TRACY CHENG, David Carpenter, David Witsell, Seth Cohen, Dennis Frank-Ito, Duke University School of Medicine

     Abstract Number: 380
     Working Group: Health Related Aerosols

Abstract
Laryngotracheal stenosis (LTS) is a compression or narrowing of the endolaryngeal/endotracheal airway often caused by intubation during surgery. LTS patients experience significant respiratory morbidity which may progress to acute airway compromise if not properly managed. One common medical therapy for LTS is inhaled corticosteroids to prevent granulation tissue formation after surgery. However, these corticosteroids inhalers were designed to target lower airway deposition in asthma treatment rather than the endolaryngeal/endotracheal airway. In this study, computational fluid dynamics modeling was used to investigate drug particle transport in endolaryngeal/endotracheal airway three-dimensional models of 10 LTS subjects with glottic stenosis (3 subjects), subglottic stenosis (3 subjects), and tracheal stenosis (4 subjects). Airflow and particle transport were simulated through these LTS models with particles sizes ranging from 1-50µm at a velocity of 1m/s. Airflow simulations were conducted with an inspiratory pressure of 25Pascals through both nostrils and mouth for all subjects. Glottic stenosis subjects had the highest total particle deposition fraction across all particle sizes in the stenotic region (6.6-34.8%) compared to subglottic (0.5-3.4%) and tracheal (0.1-1.1%) stenosis subjects. In addition, particle sizes with the most deposition fraction (DF) in the stenotic region for glottic stenosis subjects were 8µm (DF=84.9%), 17µm (DF=28.2%), and 19µm (DF=82.7%); for subglottic stenosis subjects, 1µm (DF=6.8%), 10µm (DF=15.6%), and 11µm (DF=3.3%); and for tracheal stenosis subjects, 4µm & 5µm (DF=2.8%), 7µm (DF=0.6% & 7.7%), and 10µm (DF=4.3%).
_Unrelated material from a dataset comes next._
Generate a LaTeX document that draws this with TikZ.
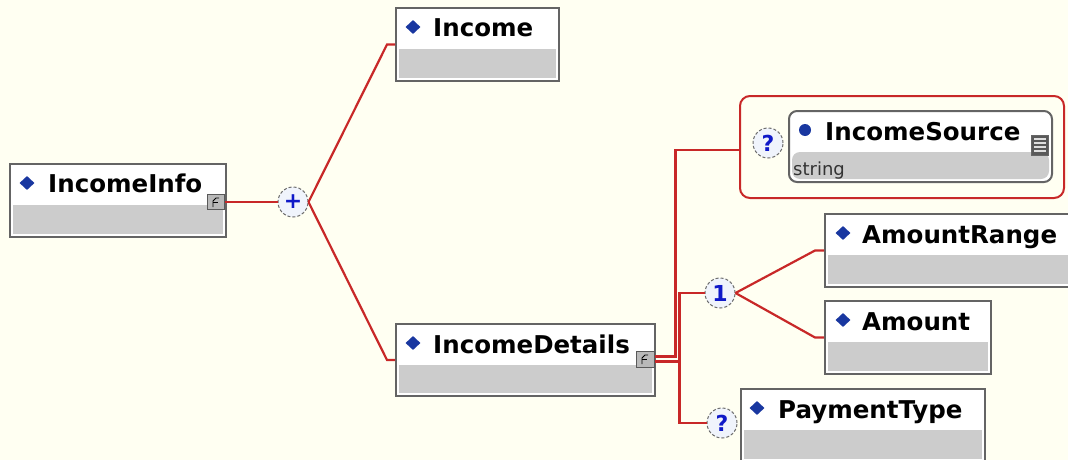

Furthermore, the number of different particle sizes (and largest particle size; LPS) depositing into the stenotic region for glottic stenosis subjects was between 46 and 50 different particle sizes (LPS=50µm); between 8 and 29 different particle sizes (LPS=33µm) for subglottic stenosis subjects, and between 14 and 30 different sizes (LPS=37µm) for tracheal stenosis subjects. These results suggest that particle deposition may differ in LTS depending on the anatomic location of stenosis.